NS3DLL.H code fragment
#ifndef NS3DLL_H
#define NS3DLL_H

#ifdef _WIN32
#ifdef _ANT
#define NS3ANTLIB __declspec(dllexport)
#else
#define NS3ANTLIB __declspec(dllimport)
#endif
...
#else
#define NS3ANTLIB
...
#endif

#endif /* NS3DLL_H */
  • Clarification: NS3ANTLIB refers to the antenna module. In the current proposal a stanza like this exists for every module. The build system toggles the _MODULE flag for the module DLL currently being built, so its symbols are marked dllexport, while symbols in all other headers (which this module depends on) are marked dllimport. Pdbarnes (talk)
  • Here's a decent discussion: https://gcc.gnu.org/wiki/Visibility Pdbarnes (talk)

Example class declaration

class NS3ANTLIB AntennaModel : public Object

Another example is all of the ATTRIBUTE_HELPER_* macros have been extended. All ATTRIBUTE_HELPER_* macros now have an additional parameter (same one as previous section) that defines the DLL the "implementation" is located in. The following is an example from the CORE module. Use of any of the ATTRIBUTE_HELPER_* macros within a base NS-3 module require the new macro with the additional parameter.

ATTRIBUTE_CHECKER_DEFINE_LIB (Boolean, NS3CORELIB);
ATTRIBUTE_ACCESSOR_DEFINE_LIB (Boolean, NS3CORELIB);

Note: Use of the ATTRIBUTE_HELPER_* macros locally with a program continue to use the previous macro and parameter sequence. An example is the following code from attribute-test-suite.c

ATTRIBUTE_HELPER_HEADER (ValueClassTest);
ATTRIBUTE_HELPER_CPP (ValueClassTest);

The modifications in this phase affect almost every header file in the NS-3 source code.

Phase 4 – NS-3 Implementation Changes for Visual Studio

In a few of the NS-3 implementations, there are differences in the implementation between Linux and Windows.
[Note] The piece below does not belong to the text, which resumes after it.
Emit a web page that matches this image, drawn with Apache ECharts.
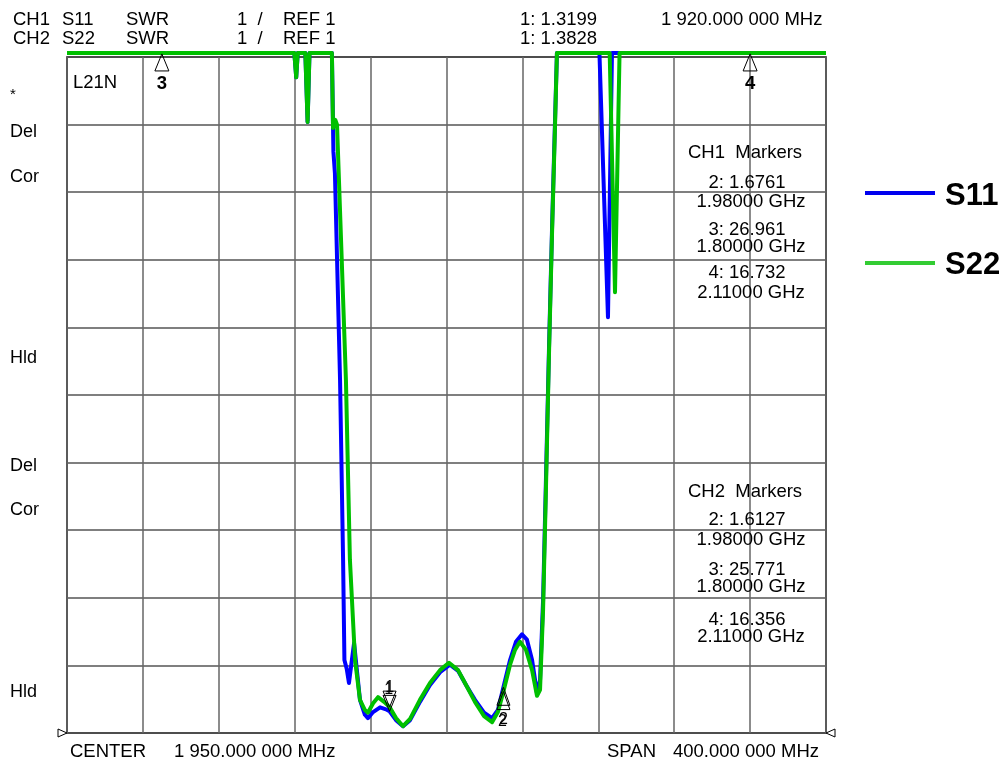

These are cases where the same source code does not produce the exact same results, either to differences in the OS, third party libraries of compiler code generation. For these changes, the source code has been modified to produce equivalent behavior on all platforms that matches the original implementation.

The number of changes in this phase are limited to a few examples.